= Gateway Athletic Conference =

The Gateway Athletic Conference is a Missouri State High School Activities Association recognized high school extracurricular league which includes sixteen schools located in the suburbs of St. Louis. The conference is divided into three divisions based on enrollment. The North division includes schools with smaller enrollment, the Central division for medium enrollment schools, and the South division for larger enrollment schools. Schools in the conference are located in St. Charles, Lincoln, Warren and Franklin counties in Missouri

==List of member schools==
===North===

| School | Team Name | Colors | Town | County | Enrollment (2022–23) | Football* | Basketball* | Boys Swim/Dive* | Girls Swim/Dive* |
|---|---|---|---|---|---|---|---|---|---|
| North Point High School | Grizzlies |  | Wentzville | St. Charles | 1081 | Class 4 | Class 5 | GAC North-Central Class 1 |  |
| Orchard Farm High School | Eagles |  | St. Charles | St. Charles | 633 | Class 4 | Class 4 | N/A | N/A |
| St. Charles High School | Pirates |  | St. Charles | St. Charles | 822 | Class 4 | Class 4 | N/A |  |
| St. Charles West High School | Warriors |  | St. Charles | St. Charles | 634 | Class 3 | Class 4 | N/A |  |
| Warrenton High School | Warriors |  | Warrenton | Warren | 1010 | Class 4 | Class 5 | N/A | N/A |
| Winfield High School | Warriors |  | Winfield | Lincoln | 512 | Class 4 | Class 4 | N/A | N/A |

===Central===

| School | Team Name | Colors | Town | County | Enrollment (2022–23) | Football* | Basketball* | Boys Swim/Dive* | Girls Swim/Dive* |
|---|---|---|---|---|---|---|---|---|---|
| Fort Zumwalt East High School | Lions |  | St. Peters | St. Charles | 1,235 | Class 4 | Class 5 | GAC North-Central Class 1 |  |
| Fort Zumwalt North High School | Panthers |  | O'Fallon | St. Charles | 1,503 | Class 5 | Class 6 | GAC North-Central Class 1 |  |
| Fort Zumwalt South High School | Bulldogs |  | St. Peters | St. Charles | 1,339 | Class 5 | Class 5 | GAC North-Central Class 1 |  |
| Holt High School | Indians |  | Wentzville | St. Charles | 1,287 | Class 5 | Class 5 | GAC North-Central Class 1 |  |
| Liberty (Wentzville) High School | Eagles |  | Lake St. Louis | St.

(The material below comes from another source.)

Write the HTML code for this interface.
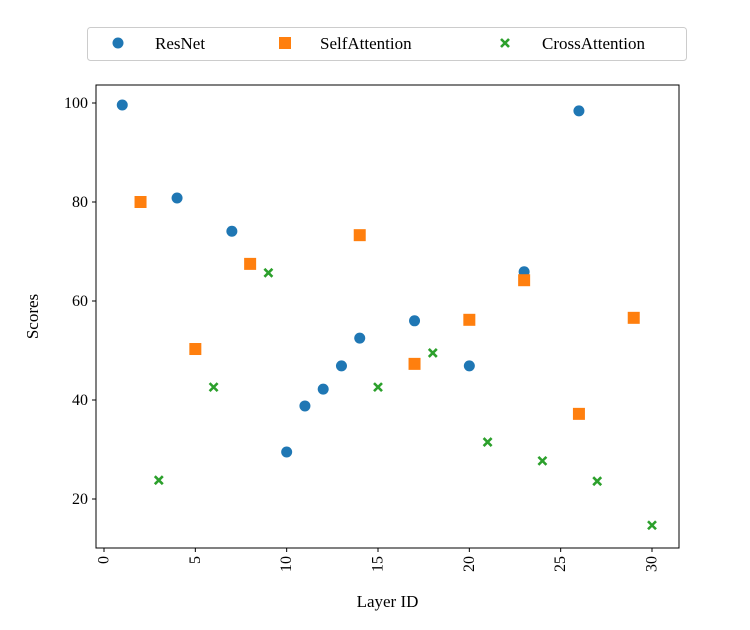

Charles | 1,596 | Class 5 | Class 6 | GAC South Class 1 |  |
| Washington High School | Blue Jays |  | Washington | Franklin | 1,329 | Class 5 | Class 5 | GAC North-Central Class 1 |  |

===South===

| School | Team Name | Colors | Town | County | Enrollment (2022–23) | Football* | Basketball* | Boys Swim/Dive* | Girls Swim/Dive* |
|---|---|---|---|---|---|---|---|---|---|
| Francis Howell High School | Vikings |  | Weldon Spring | St. Charles | 1,838 | Class 5 | Class 6 | GAC South Class 2 |  |
| Francis Howell Central High School | Spartans |  | Cottleville | St. Charles | 1,808 | Class 5 | Class 6 | GAC South Class 2 |  |
| Francis Howell North High School | Knights |  | St. Peters | St. Charles | 1,686 | Class 5 | Class 6 | GAC South Class 1 |  |
| Fort Zumwalt West High School | Jaguars |  | O'Fallon | St. Charles | 1,784 | Class 5 | Class 6 | GAC South Class 1 |  |
| Timberland High School | Wolves |  | Wentzville | St. Charles | 1,677 | Class 5 | Class 6 | GAC South Class 1 |  |
| Troy Buchanan High School | Trojans |  | Troy | Lincoln | 2,200 | Class 6 | Class 6 | N/A | N/A |

- The class in which a school competes depends on the size of the school, which may be affected by co-op teams with nearby schools, and the particular sport or activity. Most activities (for example, baseball, softball, track, cross country) compete in four classes, but basketball and football competes in six. Swimming & Diving compete in two classes.